Bureaucratic office and its private rewards can sometimes (as with the Aarons and the Tafts) became a type of private property that, though it can’t legally be alienated, may practically be bequeathed to offspring.

Such rents give union officials, party leaders and parliamentarians in the ‘labour movement’ an incentive to perpetuate their tenure. It also provides them with incentives to consolidate and enlarge the apparatus itself.

This they can do by maximizing the number of recruits, dues-paying members and devoted followers: increasing population coverage (e.g. union density) or maximizing for example, the proportion of a workforce, electorate or labour pool (firm, industry, trade or national labour market) governed by union-bargained contracts that set wages.

Union officials and labour activists, who can expect favours (consulting, advisory or lobbying roles, etc.) to accrue from a labour or social-democratic government, also have reason to encourage electoral or political support for reformist parties.

Once upon a time, labour bureaucrats preserved their apparatuses and their privileged positions by talking about socialism (e.g. the AMWU’s Carmichael or the BWIU’s Clancy) or proclaiming their undying fight for the welfare of employees.

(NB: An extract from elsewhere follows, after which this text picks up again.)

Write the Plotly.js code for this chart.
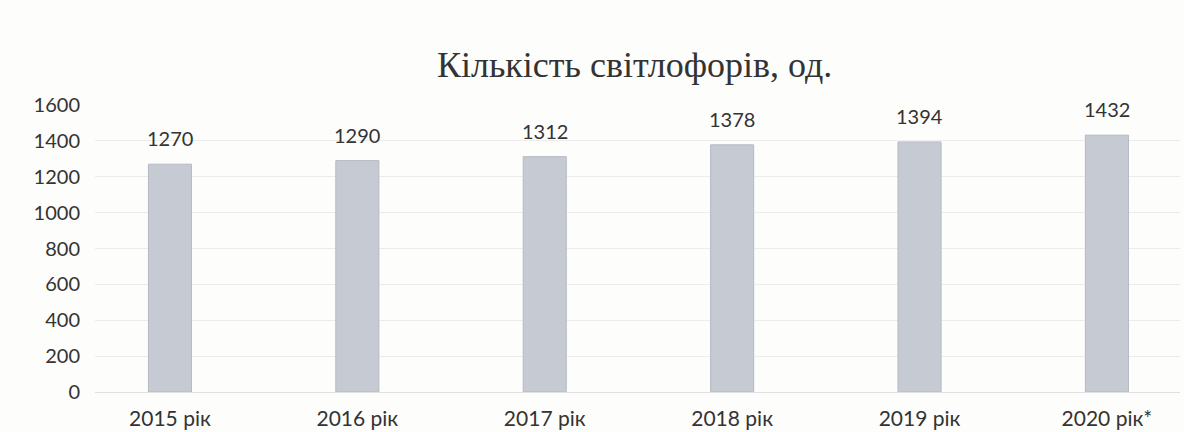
<!DOCTYPE html>
<html>
<head>
<meta charset="utf-8">
<script src="https://cdn.plot.ly/plotly-3.0.1.min.js"></script>
<style>html,body{margin:0;padding:0;background:#fdfdfb;}#chart{width:1184px;height:432px;}</style>
</head>
<body>
<div id="chart"></div>
<script>
const categories = ["2015 рік", "2016 рік", "2017 рік", "2018 рік", "2019 рік", "2020 рік*"];
const values = [1270, 1290, 1312, 1378, 1394, 1432];
const valueLabels = ["1270", "1290", "1312", "1378", "1394", "1432"];
const titleText = "Кількість світлофорів, од.";

const trace = {
  type: "bar",
  x: categories,
  y: values,
  width: 0.23,
  marker: {color: "#c6cad3", line: {color: "#b6bac2", width: 1}},
  hoverinfo: "skip"
};

const annotations = categories.map((c, i) => ({
  x: c, y: values[i], text: valueLabels[i], showarrow: false,
  yanchor: "bottom", yshift: 12,
  font: {family: "Lato, 'Open Sans', sans-serif", size: 20, color: "#333"}
}));

const layout = {
  width: 1184, height: 432,
  paper_bgcolor: "#fdfdfb", plot_bgcolor: "#fdfdfb",
  margin: {l: 95, r: 4, t: 105, b: 40},
  title: {text: titleText, x: 0.536, xanchor: "center", y: 0.85, yanchor: "middle",
    font: {family: "'Liberation Serif', 'DejaVu Serif', serif", size: 36, color: "#333"}},
  showlegend: false,
  xaxis: {
    type: "category", range: [-0.4, 5.39], showgrid: false, zeroline: false, showline: false,
    ticks: "", ticklabelstandoff: 12,
    tickfont: {family: "Lato, 'Open Sans', sans-serif", size: 21, color: "#333"}
  },
  yaxis: {
    range: [0, 1600], tickvals: [0,200,400,600,800,1000,1200,1400,1600],
    showgrid: true, gridcolor: "#ececec", gridwidth: 1, zeroline: true, zerolinecolor: "#e0e0e0",
    ticks: "", ticklabelstandoff: 14,
    tickfont: {family: "Lato, 'Open Sans', sans-serif", size: 20, color: "#333"}
  },
  annotations: annotations
};

Plotly.newPlot("chart", [trace], layout, {displayModeBar: false, staticPlot: true});
</script>
</body>
</html>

Sometimes they did it by actually capturing, via negotiations, a rise in real wages in proportion to labour productivity, thus maintaining a stable or increasing share of value-added for employee compensation.

Of course, for these labour bureaucrats, preserving their own careers and durable flow of rewards always depended on the enduring existence of the social relationship of employment, based on the unequal distribution of property rights (i.e. on socialism never actually arriving), and on employees never acting independently of their ‘representatives’.